Effects of crossflow-fed-shaped holes on the adiabatic film cooling effectiveness

Abstract

The effects of internal crossflow-fed-shaped holes on the unsteady behavior of the adiabatic film cooling effectiveness were extensively investigated using high-resolution fast-response pressure-sensitive paint (fast-PSP). During the experiment, coolant (DR ≈ 1.0) was fed into either plenum chamber or crossflow channel at coolant to mainstream velocity ratio of VRc = 0.4-1.6, channel to mainstream velocity ratio of VRch = 0.4-0.7, and channel to coolant (hole-inlet) velocity ratio of VRin = 0.25-1.75. The mean and unsteady effectiveness were presented in the near-hole region (9D), where the significance of the internal crossflow was captured. The results affirmed the asymmetrical coolant deterioration behind the crossflow-fed-shaped holes compared with the plenum feed.

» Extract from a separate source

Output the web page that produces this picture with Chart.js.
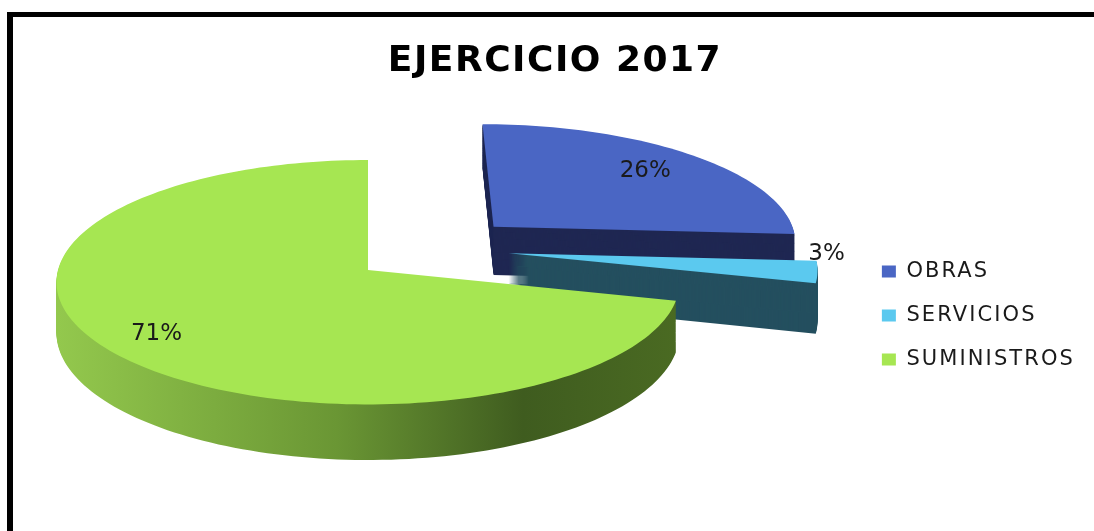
<!DOCTYPE html>
<html>
<head>
<meta charset="utf-8">
<script src="https://cdn.jsdelivr.net/npm/chart.js@4.4.1/dist/chart.umd.min.js"></script>
<style>
  html, body { margin: 0; padding: 0; background: #fff; }
  #wrap { width: 1094px; height: 531px; position: relative; }
</style>
</head>
<body>
<div id="wrap"><canvas id="pieChart"></canvas></div>
<script>
const chartTitle = 'EJERCICIO 2017';
const categories = ['OBRAS', 'SERVICIOS', 'SUMINISTROS'];
const shares = [26, 3, 71];

// look of the slices
const topColors = ['#4a66c4', '#5bc9ef', '#a6e652'];
const sideColors = ['#1f2752', '#244f5f', null];   // green side gets a gradient
const explode = [[0.42, -0.37], [0.46, -0.14], [0, 0]];

// tilted pie: centre, radii, thickness and a bit of perspective
const PIE = { cx: 368, cy: 270, rx: 310, ry: 121, depth: 50, persp: 0.1 };

function project(u, v, d) {
    const s = 1 / (1 - PIE.persp * v);
    return [PIE.cx + u * PIE.rx * s, PIE.cy + v * PIE.ry * s + d * s];
}

function slicePoints(arc, i) {
    const [ou, ov] = explode[i];
    const pts = [[ou, ov]];
    const span = arc.endAngle - arc.startAngle;
    const n = Math.max(2, Math.ceil(span / (Math.PI / 120)));
    for (let k = 0; k <= n; k++) {
        const a = arc.startAngle + span * k / n;
        pts.push([ou + Math.cos(a), ov + Math.sin(a)]);
    }
    return pts;
}

function fillPts(ctx, pts, d) {
    ctx.beginPath();
    pts.forEach(([u, v], k) => {
        const [x, y] = project(u, v, d);
        if (k) ctx.lineTo(x, y); else ctx.moveTo(x, y);
    });
    ctx.closePath();
    ctx.fill();
}

// wrap a box method so its text is drawn (and measured) with letter spacing
function spaced(box, spacing) {
    if (!box || box._spaced) return;
    const wrap = fn => function (...args) {
        const c = this.ctx;
        c.save();
        c.letterSpacing = spacing;
        const r = fn.apply(this, args);
        c.restore();
        return r;
    };
    box.fit = wrap(box.fit);
    box.draw = wrap(box.draw);
    box._spaced = true;
}

const pie3d = {
    id: 'pie3d',
    beforeUpdate(chart) {
        spaced(chart.legend, '2.1px');
        spaced(chart.titleBlock, '1.5px');
    },
    beforeDatasetsDraw(chart) {
        const ctx = chart.ctx;
        const arcs = chart.getDatasetMeta(0).data;
        const total = shares.reduce((a, b) => a + b, 0);
        ctx.save();
        arcs.forEach((arc, i) => {
            const pts = slicePoints(arc, i);
            let side = sideColors[i];
            if (!side) {
                side = ctx.createLinearGradient(PIE.cx - PIE.rx, 0, PIE.cx + PIE.rx, 0);
                side.addColorStop(0, '#93c84d');
                side.addColorStop(0.45, '#6a9634');
                side.addColorStop(0.75, '#3f5c1f');
                side.addColorStop(1, '#4a6a22');
            }
            ctx.fillStyle = side;
            for (let d = PIE.depth; d >= 1; d--) fillPts(ctx, pts, d);
            ctx.fillStyle = topColors[i];
            fillPts(ctx, pts, 0);
        });

        // percentage labels
        ctx.font = '23px "DejaVu Sans"';
        ctx.fillStyle = '#1a1a1a';
        ctx.textAlign = 'center';
        ctx.textBaseline = 'middle';
        arcs.forEach((arc, i) => {
            const pct = Math.round(shares[i] / total * 100);
            const mid = (arc.startAngle + arc.endAngle) / 2;
            const [ou, ov] = explode[i];
            let x, y;
            if (pct < 5) {
                [x, y] = project(ou + Math.cos(mid), ov + Math.sin(mid), 0);
                x += 9; y -= 18;
            } else {
                const r = i === 0 ? 0.76 : 0.82;
                [x, y] = project(ou + r * Math.cos(mid), ov + r * Math.sin(mid), 0);
            }
            ctx.fillText(pct + '%', x, y);
        });
        ctx.restore();
        return false;
    },
    afterDraw(chart) {
        const ctx = chart.ctx;
        ctx.save();
        ctx.fillStyle = '#000';
        ctx.fillRect(7, 12, 1094, 5);
        ctx.fillRect(7, 12, 6, 531);
        ctx.restore();
    }
};

new Chart(document.getElementById('pieChart').getContext('2d'), {
    type: 'pie',
    data: {
        labels: categories,
        datasets: [{
            data: shares,
            backgroundColor: topColors,
            borderWidth: 0
        }]
    },
    options: {
        responsive: true,
        maintainAspectRatio: false,
        animation: false,
        events: [],
        layout: { padding: { left: 25, right: 9, top: 0, bottom: 5 } },
        plugins: {
            title: {
                display: true,
                text: chartTitle,
                color: '#000',
                font: { family: 'DejaVu Sans', size: 36, weight: 'bold' },
                padding: { top: 40, bottom: 22 }
            },
            legend: {
                position: 'right',
                fullSize: false,
                labels: {
                    boxWidth: 14,
                    boxHeight: 12,
                    padding: 23,
                    color: '#1a1a1a',
                    font: { family: 'DejaVu Sans', size: 21 }
                }
            },
            tooltip: { enabled: false }
        }
    },
    plugins: [pie3d]
});
</script>
</body>
</html>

The unsteadiness was originated from the hole entrance (i.e., in-hole counter-rotating vortex-pair (CRVP) and the in-hole vortex-tube structures for plenum and crossflow, respectively). The vortex-tube formed a swirl-vortex, which interacted with the CRVP at the windward side, leading to asymmetric CRVP and declined effectiveness. Meanwhile, the coolant spreading behind the crossflow-fed-shaped holes was sensitive to the hole-inlet velocity (VRin), showing symmetric spreading at VRin ≈ 1.0, biased to the windward at VRin < 1.0, and biased to the leeward when VRin > 1.0. The combined results insight our understanding into the coolant unsteadiness of the shaped-holes in-flow conditions, recommends modifying the hole-inlet shape in order to enhance the effectiveness and damp the corresponding unsteadiness.